Her husband spent his earlier years in the Netherlands where, naturally, he spoke Dutch, but he also learned English from his mother. He then learnt Tongan as a third language in his twenties. And Mrs Kikkert shares these details as a way of supporting all that has been said in this debate about the benefits of learning a second or even a third or fourth language. These benefits go far beyond just the ability to communicate with or understand a broader range of people.

Naturally, Mrs Kikkert, like so many other Canberra parents, wants her children to enjoy those same benefits that come from learning a second language. Unfortunately, her family has encountered some of the issues identified by Ms Lee in her motion. For example, one of her children had the opportunity to learn a second language in the first two years of primary school but no opportunity at all for the next three years, only to have a completely different language offered in Year 5. Needless to say, this muddle of approaches has not resulted in any proficiency in either language.

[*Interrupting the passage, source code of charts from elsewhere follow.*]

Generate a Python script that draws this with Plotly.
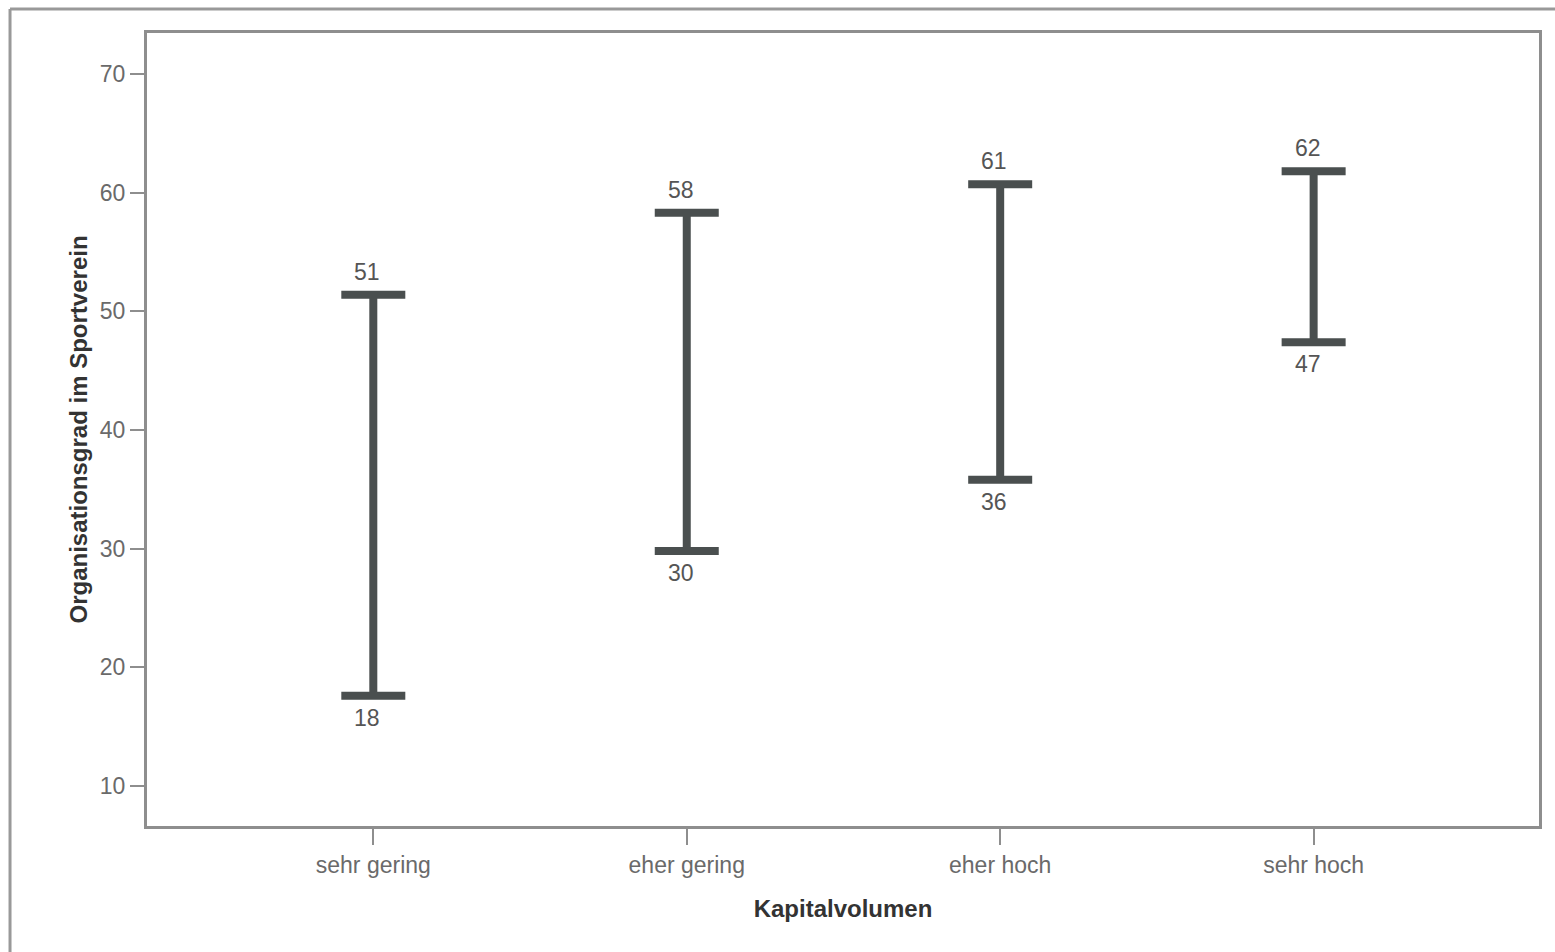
import plotly.graph_objects as go

# Kapitalvolumen groups and the range of Organisationsgrad im Sportverein
categories = ["sehr gering", "eher gering", "eher hoch", "sehr hoch"]
upper = [51.4, 58.3, 60.7, 61.8]
lower = [17.6, 29.8, 35.8, 47.4]
upper_labels = ["51", "58", "61", "62"]
lower_labels = ["18", "30", "36", "47"]
y_ticks = [10, 20, 30, 40, 50, 60, 70]

bar_color = "#4a4f4f"
axis_color = "#8e8e8e"
tick_font = dict(family="Liberation Sans, Arial, sans-serif", size=23, color="#6a6a6a")
title_font = dict(family="Liberation Sans, Arial, sans-serif", size=24, color="#333333")

xpos = list(range(len(categories)))

fig = go.Figure()

# Vertical range bars with caps at both ends
fig.add_trace(go.Scatter(
    x=xpos,
    y=lower,
    mode="markers",
    marker=dict(size=1, color="rgba(0,0,0,0)"),
    error_y=dict(
        type="data",
        symmetric=False,
        array=[u - l for u, l in zip(upper, lower)],
        arrayminus=[0] * len(lower),
        color=bar_color,
        thickness=8,
        width=32,
    ),
    showlegend=False,
    hoverinfo="skip",
))

annotations = []
for x, u, l, ut, lt in zip(xpos, upper, lower, upper_labels, lower_labels):
    annotations.append(dict(x=x, y=u, text=ut, showarrow=False, xshift=-6, yshift=23,
                            font=dict(family=tick_font["family"], size=23, color="#555555")))
    annotations.append(dict(x=x, y=l, text=lt, showarrow=False, xshift=-6, yshift=-22,
                            font=dict(family=tick_font["family"], size=23, color="#555555")))

fig.update_layout(
    width=1555,
    height=952,
    margin=dict(l=147, r=16, t=33, b=126),
    paper_bgcolor="white",
    plot_bgcolor="white",
    annotations=annotations,
    shapes=[
        # outer frame (left and top edges)
        dict(type="line", xref="paper", yref="paper",
             x0=-0.0984, x1=1.05, y0=1.0303, y1=1.0303,
             line=dict(color="#999999", width=3)),
        dict(type="line", xref="paper", yref="paper",
             x0=-0.0984, x1=-0.0984, y0=1.0303, y1=-0.2,
             line=dict(color="#999999", width=3)),
    ],
)

fig.update_xaxes(
    range=[-0.722, 3.719],
    tickmode="array",
    tickvals=xpos,
    ticktext=categories,
    ticks="outside",
    ticklen=16,
    tickwidth=2,
    tickcolor=axis_color,
    tickfont=tick_font,
    showgrid=False,
    zeroline=False,
    showline=True,
    linecolor=axis_color,
    linewidth=3,
    mirror=True,
    title=dict(text="<b>Kapitalvolumen</b>", font=title_font, standoff=24),
)

fig.update_yaxes(
    range=[6.63, 73.45],
    tickmode="array",
    tickvals=y_ticks,
    ticks="outside",
    ticklen=14,
    tickwidth=2,
    tickcolor=axis_color,
    tickfont=tick_font,
    showgrid=False,
    zeroline=False,
    showline=True,
    linecolor=axis_color,
    linewidth=3,
    mirror=True,
    title=dict(text="<b>Organisationsgrad im Sportverein</b>", font=title_font, standoff=6),
)

fig.write_html("out.html")
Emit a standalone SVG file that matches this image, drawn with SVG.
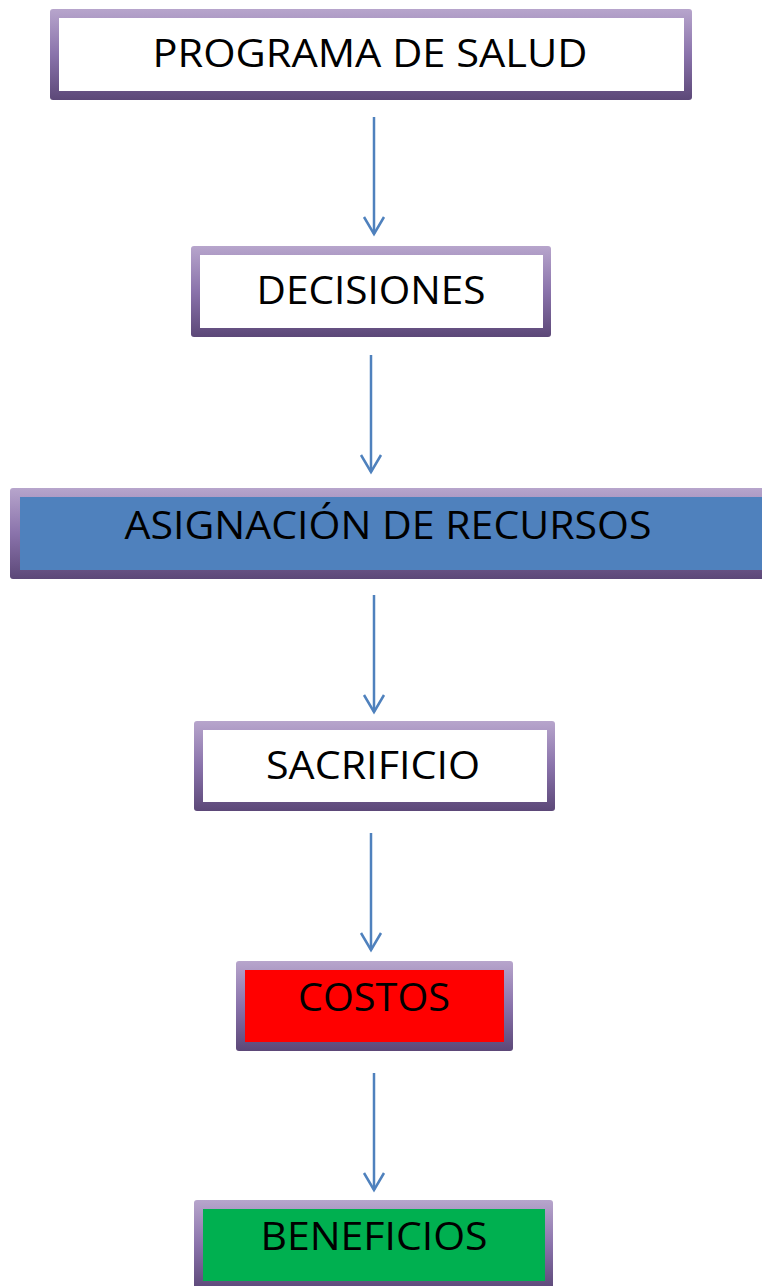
<svg xmlns="http://www.w3.org/2000/svg" width="762" height="1286" viewBox="0 0 762 1286">
<style>
.frame{fill:url(#bd);}
.lbl{font-family:"Open Sans","Liberation Sans",sans-serif;font-size:38px;fill:#000;text-anchor:middle;}
.conn line{stroke:#4f81bd;stroke-width:2.5;fill:none;}
.conn path{stroke:#4f81bd;stroke-width:2.5;fill:none;stroke-linejoin:miter;}
</style>
<defs>
<linearGradient id="bd" x1="0" y1="0" x2="0" y2="1">
<stop offset="0" stop-color="#b7a5cc"/>
<stop offset="0.5" stop-color="#8a73ab"/>
<stop offset="1" stop-color="#5c4878"/>
</linearGradient>
</defs>
<rect width="762" height="1286" fill="#fff"/>
<g id="n1">
<rect class="frame" x="50" y="9" width="642" height="91" rx="3"/>
<rect x="59" y="18" width="625" height="73" fill="#fff"/>
<text class="lbl" x="370" y="67" textLength="435" lengthAdjust="spacingAndGlyphs">PROGRAMA DE SALUD</text>
</g>
<g id="n2">
<rect class="frame" x="191" y="246" width="360" height="91" rx="3"/>
<rect x="200" y="255" width="343" height="73" fill="#fff"/>
<text class="lbl" x="371" y="304" textLength="229" lengthAdjust="spacingAndGlyphs">DECISIONES</text>
</g>
<g id="n3">
<rect class="frame" x="10" y="488" width="760" height="91" rx="3"/>
<rect x="20" y="497" width="750" height="73" fill="#4f81bd"/>
<text class="lbl" x="388" y="539" textLength="527" lengthAdjust="spacingAndGlyphs">ASIGNACIÓN DE RECURSOS</text>
</g>
<g id="n4">
<rect class="frame" x="194" y="721" width="361" height="90" rx="3"/>
<rect x="203" y="730" width="344" height="72" fill="#fff"/>
<text class="lbl" x="373" y="779" textLength="214" lengthAdjust="spacingAndGlyphs">SACRIFICIO</text>
</g>
<g id="n5">
<rect class="frame" x="236" y="961" width="277" height="90" rx="3"/>
<rect x="245" y="970" width="259" height="72" fill="#ff0000"/>
<text class="lbl" x="374" y="1011" textLength="152" lengthAdjust="spacingAndGlyphs">COSTOS</text>
</g>
<g id="n6">
<rect class="frame" x="194" y="1200" width="359" height="90" rx="3"/>
<rect x="203" y="1209" width="342" height="72" fill="#00b050"/>
<text class="lbl" x="374" y="1250" textLength="227" lengthAdjust="spacingAndGlyphs">BENEFICIOS</text>
</g>
<g id="connectors" class="conn">
<line x1="374" y1="117" x2="374" y2="234"/>
<path d="M364 217 L374 234 L384 217"/>
<line x1="371" y1="355" x2="371" y2="472"/>
<path d="M361 455 L371 472 L381 455"/>
<line x1="374" y1="595" x2="374" y2="712"/>
<path d="M364 695 L374 712 L384 695"/>
<line x1="371" y1="833" x2="371" y2="950"/>
<path d="M361 933 L371 950 L381 933"/>
<line x1="374" y1="1073" x2="374" y2="1190"/>
<path d="M364 1173 L374 1190 L384 1173"/>
</g>
</svg>
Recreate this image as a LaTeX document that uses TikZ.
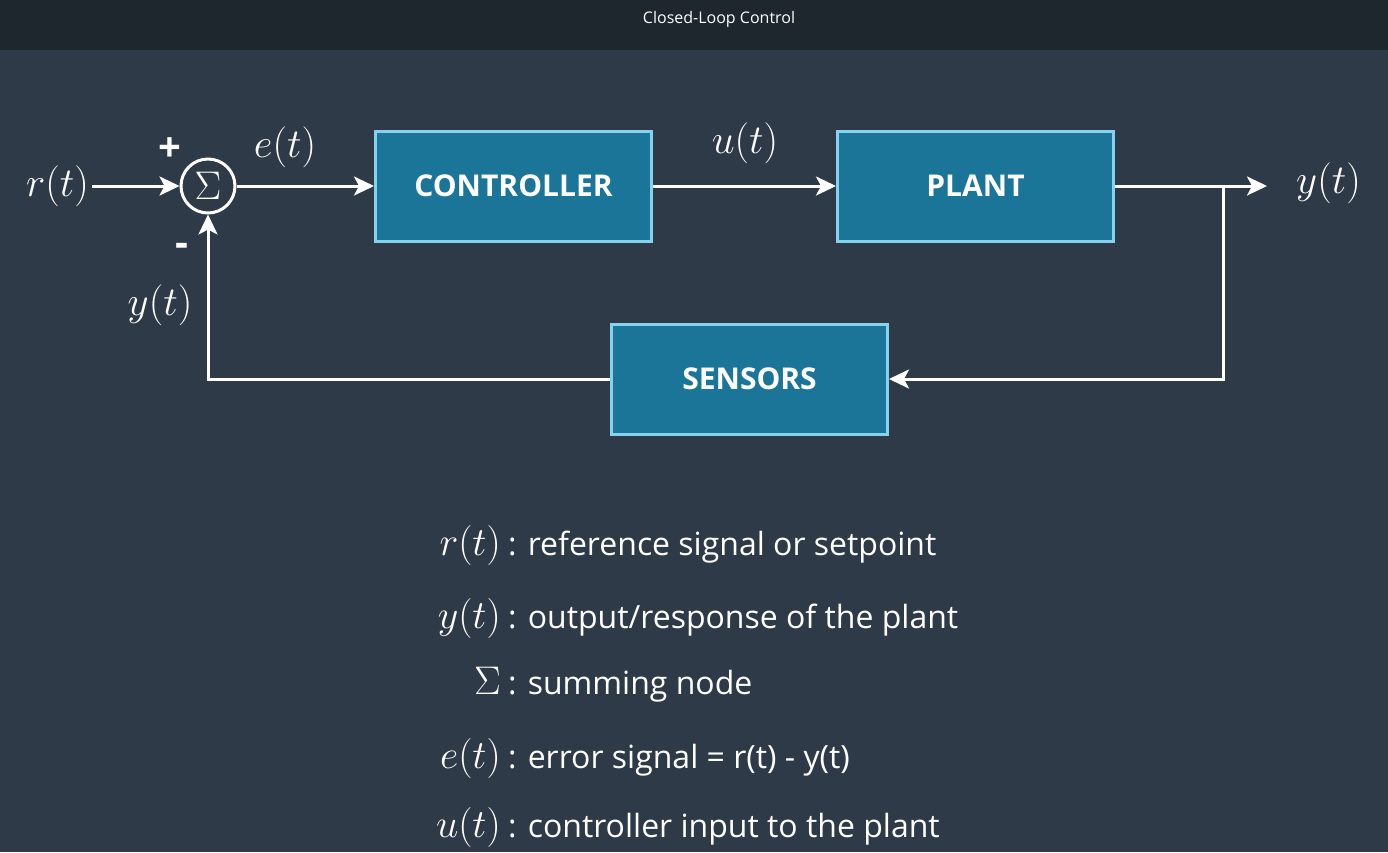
\documentclass[tikz,border=0pt]{standalone}
\usepackage{fix-cm}
\usepackage{fontspec}
\setmainfont{Open Sans}
\usetikzlibrary{positioning,arrows.meta}
\definecolor{bgdark}{HTML}{2E3A47}
\definecolor{bartop}{HTML}{1E262E}
\definecolor{boxfill}{HTML}{1B7598}
\definecolor{boxline}{HTML}{86D2EC}
\tikzset{
  blk/.style  ={draw=boxline, fill=boxfill, line width=3pt, minimum width=276pt,
                minimum height=110pt, text=white, font=\fontsize{30}{36}\selectfont\bfseries},
  sum/.style  ={circle, draw=white, line width=3pt, minimum size=54pt, inner sep=0pt,
                text=white, font=\fontsize{40}{48}\selectfont},
  sig/.style  ={text=white, inner sep=3pt, font=\fontsize{41}{48}\selectfont},
  sgn/.style  ={text=white, font=\fontsize{40}{44}\selectfont\bfseries},
  fl/.style   ={-{Stealth[length=20pt,width=19pt,inset=5pt]}, line width=3pt, white},
  key/.style  ={text=white, inner sep=0pt, anchor=base east, font=\fontsize{40}{48}\selectfont},
  desc/.style ={text=white, inner sep=0pt, anchor=base west, font=\fontsize{32}{38}\selectfont},
}

\begin{document}
\begin{tikzpicture}[x=1pt, y=-1pt]
  % backdrop and title bar
  \fill[bgdark] (0,0) rectangle (1388,852);
  \fill[bartop] (0,0) rectangle (1388,50);
  \node[text=white, font=\fontsize{16}{20}\selectfont](title) at (719,19) {Closed-Loop Control};

  % loop blocks
  \node[sum](sum) at (208,186) {$\Sigma$};
  \node[blk](ctrl) at (513.5,186) {CONTROLLER};
  \node[blk](plant) at (975.5,186) {PLANT};
  \node[blk](sens) at (749.5,379) {SENSORS};

  % signal labels
  \node[sig, anchor=east](rin) at (92,186) {$r(t)$};
  \node[sig](err) at (285,147) {$e(t)$};
  \node[sig](ctl) at (745,143) {$u(t)$};
  \node[sig, anchor=west](yout) at (1293,183) {$y(t)$};
  \node[sig](yfb) at (160,305) {$y(t)$};
  \node[sgn](plus) at (170,150) {+};
  \node[sgn](minus) at (182,250) {-};

  \coordinate (tap) at (1223,186);

  \draw[fl](rin.east |- sum) -- (sum.west);
  \draw[fl](sum.east) -- (ctrl.west);
  \draw[fl](ctrl.east) -- (plant.west);
  \draw[fl](plant.east) -- (yout.west |- plant) [shorten >=26pt];
  \draw[fl](tap) |- (sens.east);
  \draw[fl](sens.west) -| (sum.south);

  % legend
  \node[key](kr) at (501,555) {$r(t)$};
  \node[desc](dr) at (508,555) {: reference signal or setpoint};
  \node[key](ky) at (501,628) {$y(t)$};
  \node[desc](dy) at (508,628) {: output/response of the plant};
  \node[key](ks) at (501,694) {$\Sigma$};
  \node[desc](ds) at (508,694) {: summing node};
  \node[key](ke) at (501,768) {$e(t)$};
  \node[desc](de) at (508,768) {: error signal = r(t) - y(t)};
  \node[key](ku) at (501,837) {$u(t)$};
  \node[desc](du) at (508,837) {: controller input to the plant};

  \useasboundingbox (0,0) rectangle (1388,852);
\end{tikzpicture}
\end{document}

Sadly, this experience is not unique. As a spokeswoman from the ACT Council of Parents and Citizens Association recently pointed out, many Canberrans are concerned about the lack of clear pathways for language students in the capital; it is not a working system. The research on this point is quite clear: students need constant exposure to a language over time in order to acquire it.

To help fix this problem, some of Mrs Kikkert’s children enrolled in a community language school, and she would like to specifically thank the ACT Community Language Schools Association for all they do to provide informal language learning opportunities in our community, including creating opportunities where the government school system has failed to provide them.

On that point, she speaks strongly in favour of Ms Lee’s motion for the recommendation that the ACT government work more closely with that association in order to share resources so that language education can be offered in a school setting where needed.

We have a wealth of human and other resources in the nation’s capital, and I urge the government to do more to take full advantage of these resources. This could include working with community language experts keen to teach in order to ensure they are available to school students and that this relationship can be formalised, whether that is by the issuing of credit or merely annotating a student’s school record.

Mrs Kikkert has had discussions with expert language instructors who teach both in the ACT and across the border in New South Wales. They have informed her that creating a permanent record of a student’s achievement is far easier in New South Wales than it is here. Clearly, this could be fixed.